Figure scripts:
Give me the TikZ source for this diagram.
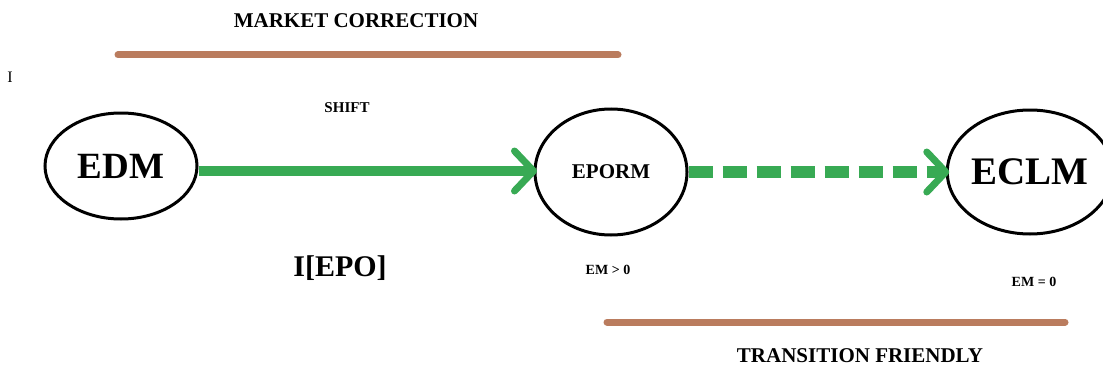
\documentclass[tikz,border=0pt]{standalone}
\usepackage{fontspec}
\setmainfont{Liberation Serif}
\usetikzlibrary{shapes.geometric}
\definecolor{arrowgreen}{RGB}{56,170,84}
\definecolor{barbrown}{RGB}{186,124,94}
\tikzset{
  x=1pt, y=1pt,
  statebox/.style={draw=black, ellipse, line width=3pt, inner sep=0pt, font=\bfseries},
  labeltext/.style={font=\bfseries, inner sep=0pt},
  bar/.style={draw=barbrown, line width=7pt, line cap=round},
  flow/.style={draw=arrowgreen, line width=10pt},
  barb/.style={draw=arrowgreen, line width=7pt, line cap=round, line join=round},
}
\begin{document}
\begin{tikzpicture}
\useasboundingbox (0,0) rectangle (1103,-369);
% top label and bar
\node[labeltext, font=\fontsize{21}{24}\selectfont\bfseries] (mc) at (356,-21) {MARKET CORRECTION};
\coordinate (mcL) at (118,-55);
\coordinate (mcR) at (618,-55);
\draw[bar] (mcL) -- (mcR);
\node[inner sep=0pt, font=\fontsize{16}{18}\selectfont] (tick) at (10,-77) {I};
\node[labeltext, font=\fontsize{15}{18}\selectfont\bfseries] (shift) at (347,-108) {SHIFT};
% states
\node[statebox, minimum width=152pt, minimum height=106pt, font=\fontsize{37}{40}\selectfont\bfseries] (edm) at (121,-166) {EDM};
\node[statebox, minimum width=152pt, minimum height=126pt, font=\fontsize{21}{24}\selectfont\bfseries] (eporm) at (611,-172) {EPORM};
\node[statebox, minimum width=146pt, minimum height=124pt, font=\fontsize{39}{42}\selectfont\bfseries] (eclm) at (1030,-172) {ECLM};
% arrows
\coordinate (a1s) at (edm.east |- 0,-171);
\coordinate (a1e) at (eporm.west |- 0,-171);
\draw[flow] (a1s) -- ([xshift=-3pt]a1e);
\draw[barb] ([shift={(-19,20)}]a1e) -- (a1e) -- ([shift={(-19,-20)}]a1e);
\coordinate (a2s) at (eporm.east |- 0,-172);
\coordinate (a2e) at (eclm.west |- 0,-172);
\draw[flow, line width=12pt, dash pattern=on 24pt off 10pt] (a2s) -- ([xshift=-4pt]a2e);
\draw[barb] ([shift={(-19,20)}]a2e) -- (a2e) -- ([shift={(-19,-20)}]a2e);
% labels below
\node[labeltext, font=\fontsize{30}{34}\selectfont\bfseries] (iepo) at (340,-268) {I[EPO]};
\node[labeltext, font=\fontsize{14}{16}\selectfont\bfseries] (emg) at (608,-270) {EM > 0};
\node[labeltext, font=\fontsize{14}{16}\selectfont\bfseries] (eme) at (1034,-282) {EM = 0};
% bottom bar and label
\coordinate (tfL) at (607,-322);
\coordinate (tfR) at (1065,-322);
\draw[bar] (tfL) -- (tfR);
\node[labeltext, font=\fontsize{21}{24}\selectfont\bfseries] (tf) at (860,-356) {TRANSITION FRIENDLY};
\end{tikzpicture}
\end{document}
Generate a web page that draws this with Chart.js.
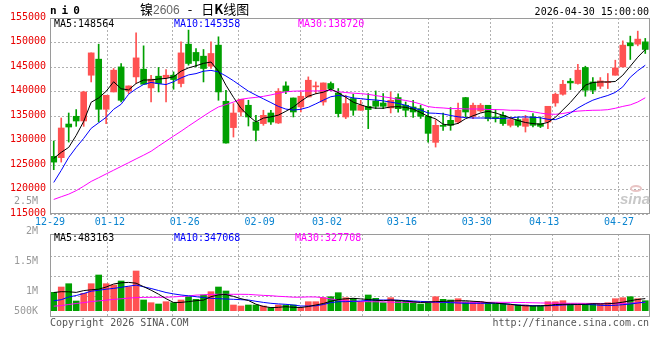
<!DOCTYPE html>
<html><head><meta charset="utf-8">
<script src="https://cdn.jsdelivr.net/npm/chart.js@4.4.1/dist/chart.umd.min.js"></script>
<style>
body{margin:0;background:#fff;width:660px;height:360px;overflow:hidden;position:relative;}
canvas{position:absolute;left:0;}
#c1{top:0}
#c2{top:190px}
.t{position:absolute;font-size:10px;line-height:12px;white-space:pre;font-family:"DejaVu Sans Mono",monospace;color:#000;}
</style></head>
<body>
<canvas id="c1" width="660" height="235"></canvas>
<canvas id="c2" width="660" height="150"></canvas>
<div class="t" style="left:50px;top:5px;font-weight:bold;font-size:11px;letter-spacing:5px">ni0</div>
<div class="t" style="left:140px;top:1px;line-height:16px"><span style="font-family:'Noto Sans CJK SC';font-size:13px">镍</span><span style="font-family:'Liberation Sans';font-size:12px;color:#666">2606</span><span style="font-family:'Noto Sans CJK SC';font-size:13px;margin-left:8px">-</span><span style="font-family:'Noto Sans CJK SC';font-size:13px;margin-left:9px">日<b>K</b>线图</span></div>
<div class="t" style="right:11px;top:6px">2026-04-30 15:00:00</div>
<div class="t" id="m5" style="left:54px;top:18px;color:#000"></div>
<div class="t" id="m10" style="left:174px;top:18px;color:#0000ff"></div>
<div class="t" id="m30" style="left:298px;top:18px;color:#ff00ff"></div>
<div class="t" id="v5" style="left:54px;top:232px;color:#000"></div>
<div class="t" id="v10" style="left:174px;top:232px;color:#0000ff"></div>
<div class="t" id="v30" style="left:295px;top:232px;color:#ff00ff"></div>
<div class="t" style="left:50px;top:317px;color:#555">Copyright 2026 SINA.COM</div>
<div class="t" style="right:11px;top:317px;color:#555">http://finance.sina.com.cn</div>
<div class="t" style="left:620px;top:191px;font-family:'Liberation Sans';font-style:italic;font-weight:bold;font-size:15px;line-height:16px;color:#c8c8c8">sina</div>
<div style="position:absolute;left:630px;top:185px;width:12px;height:7px;border-radius:50%;border:2px solid #e8c4c4;box-sizing:border-box"></div>
<script>
const dates = ['12-29','12-30','12-31','01-05','01-06','01-07','01-08','01-09','01-12','01-13','01-14','01-15','01-16','01-19','01-20','01-21','01-22','01-23','01-26','01-27','01-28','01-29','01-30','02-02','02-03','02-04','02-05','02-06','02-09','02-10','02-11','02-12','02-13','02-24','02-25','02-26','02-27','03-02','03-03','03-04','03-05','03-06','03-09','03-10','03-11','03-12','03-13','03-16','03-17','03-18','03-19','03-20','03-23','03-24','03-25','03-26','03-27','03-30','03-31','04-01','04-02','04-03','04-07','04-08','04-09','04-10','04-13','04-14','04-15','04-16','04-17','04-20','04-21','04-22','04-23','04-24','04-27','04-28','04-29','04-30'];
const shownDates = ['12-29','01-12','01-26','02-09','03-02','03-16','03-30','04-13','04-27'];
const priceTicks = [115000,120000,125000,130000,135000,140000,145000,150000,155000];
const volTickLabels = ['500K','1M','1.5M','2M','2.5M'];
const volTickValues = [666667,1000000,1500000,2000000,2500000];
const volGridValues = [588000,1388000,2188000];

const open = [126760,126490,133360,134940,133980,143320,146600,136370,139910,145020,
 140110,142980,144550,140730,143120,142850,143320,141630,149660,147970,
 147210,145160,149460,138010,132630,135820,137190,133770,133450,135610,
 133570,141140,138680,136840,138890,140950,137860,141630,139700,134800,
 138560,136170,136980,138070,137660,136640,138760,137190,136840,136500,
 134940,129620,133100,134120,133770,138760,134940,136020,137190,134800,
 135140,133100,134260,132890,134800,133450,133770,137660,139440,142100,
 141630,144900,141950,141070,141800,143320,145020,149930,149660,150130];
const high = [129890,134590,135610,136310,140050,147880,149660,139230,144690,145720,
 141140,151970,149320,143320,144900,144490,144000,150130,152530,148780,
 148570,150130,151160,140260,137540,138420,138210,135140,136170,136170,
 140600,141950,138680,139910,142980,141950,141750,141950,140600,139230,
 139440,138210,139580,140110,139580,139910,139500,137860,138210,137200,
 136170,134260,135610,136720,137660,138800,137660,137540,137190,136310,
 135820,134670,134800,135140,135490,134800,136980,139700,142300,142650,
 145570,145160,142850,142850,143670,146390,150340,151300,152320,150830];
const low = [124040,125590,129680,132890,132890,141950,133770,133450,139910,137860,
 139580,141630,141480,137860,139910,137860,140460,140930,145370,145020,
 141950,144690,138210,129480,130710,134940,132960,129890,133100,133300,
 133450,139580,134800,135820,138890,139580,137200,140200,134800,134470,
 135140,136170,132420,136500,136500,135610,135800,134840,134710,134500,
 129680,128660,132080,132080,133450,134800,134470,135820,133980,133770,
 133100,132750,132750,131730,132750,132630,132420,136980,139230,140400,
 141480,139030,139580,140600,140600,143320,145020,146530,149320,147760];
const close = [125590,132550,132750,133980,139910,147880,136370,139230,144350,138210,
 141140,146860,141480,142510,141630,143320,142440,147880,145720,146250,
 144690,147760,139910,129480,135610,138420,134800,132080,135140,133770,
 140050,140050,135820,139030,142300,141050,141750,140600,135490,137540,
 136170,137190,136310,136980,136980,138210,136500,136170,135820,134940,
 131460,133100,132890,133100,136170,135820,137190,137190,134470,134470,
 133450,134260,133100,134470,133100,132890,136980,139440,141480,141750,
 144350,140260,140260,142160,142000,144820,149460,149320,150690,148580];
const ma5 = [126350,127580,128600,131050,133900,137800,138680,140050,141990,140560,
 140320,141630,142340,142360,142550,142670,143000,144140,144820,145250,
 145740,146020,144140,141280,138820,136580,135060,133790,134570,134820,
 135180,135960,136820,138010,139030,139540,139850,140520,139750,138820,
 137820,137290,136780,136600,136580,136840,136900,136760,136410,135700,
 134920,134430,133320,133140,133490,134450,135040,135610,135960,135630,
 135120,134610,134080,133670,133450,133320,133690,134730,136250,137760,
 139520,141300,141830,141950,141950,142040,143320,145160,147000,148564];
const ma10 = [121440,123900,126550,128600,130440,132490,133610,134730,136370,137390,
 139440,140540,141440,141850,141590,141420,141990,142770,143390,143650,
 144140,144310,144000,143160,142200,141120,140070,139270,138500,137740,
 136960,136410,136210,136370,136780,137480,138230,138930,139190,139030,
 138680,138540,138370,138270,138090,137820,137580,137190,136660,136230,
 135610,135550,135430,135100,134840,134670,134590,134590,134590,134510,
 134510,134610,134780,134800,134760,134630,134330,134260,134840,135610,
 136620,137480,138230,138740,139190,139810,140950,142910,144240,145358];
const ma30 = [117970,118520,119050,119770,120670,121650,122400,123180,123940,124710,
 125470,126250,127000,127800,128850,129870,130890,131890,132940,133960,
 134980,135960,136840,137330,137840,138400,138640,138800,139010,139300,
 139640,139930,140070,140110,140110,140110,140170,140220,139950,139790,
 139660,139560,139420,139170,138930,138700,138400,138170,137860,137450,
 136920,136720,136640,136510,136510,136450,136430,136430,136330,136310,
 136270,136170,136170,136080,135860,135590,135390,135350,135510,135800,
 136000,136100,136170,136190,136290,136580,136960,137270,137860,138720];
const volume = [736000,948000,1080000,388000,696000,1080000,1428000,1080000,1028000,1188000,
 960000,1588000,428000,320000,268000,360000,320000,428000,560000,456000,
 628000,760000,948000,788000,228000,188000,228000,228000,188000,120000,
 228000,228000,228000,120000,360000,360000,520000,560000,720000,520000,
 496000,360000,628000,496000,320000,520000,388000,388000,360000,268000,
 360000,560000,456000,428000,480000,360000,360000,360000,320000,268000,
 268000,228000,228000,228000,188000,188000,360000,360000,400000,268000,
 228000,268000,268000,268000,320000,480000,520000,560000,480000,400000];
const volMa5 = [728000,760000,756000,732000,804000,836000,860000,948000,1068000,1116000,
 1132000,1100000,960000,820000,660000,480000,330000,332000,364000,400000,
 424000,560000,636000,648000,572000,480000,408000,260000,170000,124000,
 136000,160000,136000,128000,168000,228000,288000,376000,448000,476000,
 496000,472000,448000,420000,400000,424000,412000,388000,356000,328000,
 344000,360000,372000,388000,396000,400000,376000,360000,320000,300000,
 280000,256000,216000,196000,188000,196000,208000,248000,256000,256000,
 256000,256000,280000,272000,280000,300000,340000,400000,450000,483163];
const volMa10 = [396000,440000,548000,608000,688000,780000,816000,860000,892000,936000,
 980000,1024000,956000,888000,808000,728000,672000,628000,596000,560000,
 524000,496000,480000,468000,456000,440000,428000,376000,332000,296000,
 272000,256000,228000,188000,188000,196000,248000,320000,360000,360000,
 376000,388000,416000,428000,428000,428000,420000,404000,388000,372000,
 356000,348000,340000,320000,308000,296000,296000,296000,296000,296000,
 276000,256000,228000,216000,200000,200000,200000,208000,228000,240000,
 248000,248000,240000,216000,208000,216000,240000,268000,308000,347068];
const volMa30 = [180000,204000,248000,288000,324000,364000,392000,420000,452000,476000,
 504000,524000,532000,536000,536000,540000,552000,572000,588000,624000,
 636000,652000,656000,656000,656000,656000,652000,632000,612000,600000,
 576000,560000,540000,540000,552000,548000,520000,470000,430000,400000,
 375000,362000,360000,358000,350000,342000,336000,336000,336000,336000,
 336000,336000,336000,336000,336000,336000,336000,336000,336000,336000,
 334000,332000,330000,326000,318000,310000,304000,300000,298000,296000,
 296000,292000,292000,290000,280000,282000,295000,305000,318000,327708];

const last = a => a[a.length - 1];
document.getElementById('m5').textContent = 'MA5:' + last(ma5);
document.getElementById('m10').textContent = 'MA10:' + last(ma10);
document.getElementById('m30').textContent = 'MA30:' + last(ma30);
document.getElementById('v5').textContent = 'MA5:' + last(volMa5);
document.getElementById('v10').textContent = 'MA10:' + last(volMa10);
document.getElementById('v30').textContent = 'MA30:' + last(volMa30);

const RED = '#ff5252', GREEN = '#00a000';
const GRID = '#b0b0b0', FRAME = '#9a9a9a';
const MONO = 'DejaVu Sans Mono';
const candleColors = dates.map((d, i) => close[i] >= open[i] ? RED : GREEN);
const shown = new Set(shownDates);
const gridIdx = shownDates.slice(1).map(d => dates.indexOf(d));

const frame = {
  id: 'frame',
  afterDraw(chart) {
    const { ctx, chartArea: a } = chart;
    ctx.save();
    ctx.strokeStyle = FRAME; ctx.lineWidth = 1; ctx.setLineDash([]);
    ctx.strokeRect(Math.round(a.left) + 0.5, Math.round(a.top) + 0.5,
      Math.round(a.right - a.left), Math.round(a.bottom - a.top) - 1);
    ctx.restore();
  }
};

function xCat(showLabels, h) {
  return {
    type: 'category', offset: true, position: 'bottom',
    grid: { display: false, offset: true, drawTicks: false },
    border: { display: false },
    ticks: { display: showLabels, autoSkip: false, maxRotation: 0, minRotation: 0,
      labelOffset: -3.75, padding: 2, color: '#0a84d0', font: { family: MONO, size: 10 },
      callback: (v, i) => shown.has(dates[i]) ? dates[i] : '' },
    afterFit: s => { s.height = h; }
  };
}
function xGrid() {
  return {
    type: 'linear', position: 'top', min: 0, max: dates.length,
    afterBuildTicks: s => { s.ticks = gridIdx.map(v => ({ value: v })); },
    afterFit: s => { s.height = 0; },
    ticks: { display: false },
    grid: { color: GRID, lineWidth: 1, drawTicks: false },
    border: { display: false, dash: [2, 2] }
  };
}

const line = (data, color, yAxisID) => ({ type: 'line', data, borderColor: color, borderWidth: 1,
  pointRadius: 0, tension: 0, fill: false, xAxisID: 'x', yAxisID, order: 0 });

new Chart(document.getElementById('c1'), {
  type: 'bar',
  data: {
    labels: dates,
    datasets: [
      line(ma5, '#000000', 'y'),
      line(ma10, '#0000ff', 'y'),
      line(ma30, '#ff00ff', 'y'),
      { type: 'bar', data: open.map((o, i) => [o, close[i]]), backgroundColor: candleColors,
        barThickness: 6, minBarLength: 1, grouped: false, borderWidth: 0, xAxisID: 'x', yAxisID: 'y', order: 1 },
      { type: 'bar', data: low.map((l, i) => [l, high[i]]), backgroundColor: candleColors,
        barThickness: 1, grouped: false, borderWidth: 0, xAxisID: 'x', yAxisID: 'y', order: 2 }
    ]
  },
  options: {
    responsive: false, animation: false, events: [],
    layout: { padding: { top: 18, right: 11, left: 0, bottom: 0 } },
    plugins: { legend: { display: false }, tooltip: { enabled: false }, title: { display: false } },
    scales: {
      x: xCat(true, 21),
      xg: xGrid(),
      y: {
        position: 'left', min: 115000, max: 155000,
        afterBuildTicks: s => { s.ticks = priceTicks.map(v => ({ value: v })); },
        afterFit: s => { s.width = 50; },
        grid: { color: GRID, lineWidth: 1, drawTicks: false },
        border: { display: false, dash: [2, 2] },
        ticks: { autoSkip: false, padding: 4, labelOffset: -1, color: '#e80000',
          font: { family: MONO, size: 10 }, callback: v => String(v) }
      }
    }
  },
  plugins: [frame]
});

new Chart(document.getElementById('c2'), {
  type: 'bar',
  data: {
    labels: dates,
    datasets: [
      line(volMa5, '#000000', 'yv'),
      line(volMa10, '#0000ff', 'yv'),
      line(volMa30, '#ff00ff', 'yv'),
      { type: 'bar', data: volume, backgroundColor: candleColors, barThickness: 6,
        grouped: false, borderWidth: 0, xAxisID: 'x', yAxisID: 'yv', order: 1 }
    ]
  },
  options: {
    responsive: false, animation: false, events: [],
    layout: { padding: { top: 44, right: 11, left: 0, bottom: 23 } },
    plugins: { legend: { display: false }, tooltip: { enabled: false }, title: { display: false } },
    scales: {
      x: xCat(false, 0),
      xg: xGrid(),
      yv: {
        position: 'right', min: -252000, max: 3068000,
        afterBuildTicks: s => { s.ticks = volGridValues.map(v => ({ value: v })); },
        afterFit: s => { s.width = 0; },
        ticks: { display: false },
        grid: { color: GRID, lineWidth: 1, drawTicks: false },
        border: { display: false, dash: [2, 2] }
      },
      yl: {
        position: 'left', min: 566667, max: 1950000,
        afterBuildTicks: s => { s.ticks = volTickValues.map(v => ({ value: v })); },
        afterFit: s => { s.width = 50; },
        grid: { display: false },
        border: { display: false },
        ticks: { autoSkip: false, padding: 4, color: '#999999', font: { family: MONO, size: 10 },
          callback: v => { const k = volTickValues.indexOf(v); return k >= 0 ? volTickLabels[k] : ''; } }
      }
    }
  },
  plugins: [frame]
});
</script>
</body></html>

» **OBJECTIVE**: Identify which lines contain the word "this" and copy each one.

» **EXERCISE SOLUTION**:
Give me the TikZ source for this diagram.
Generate a web page that draws this with Chart.js.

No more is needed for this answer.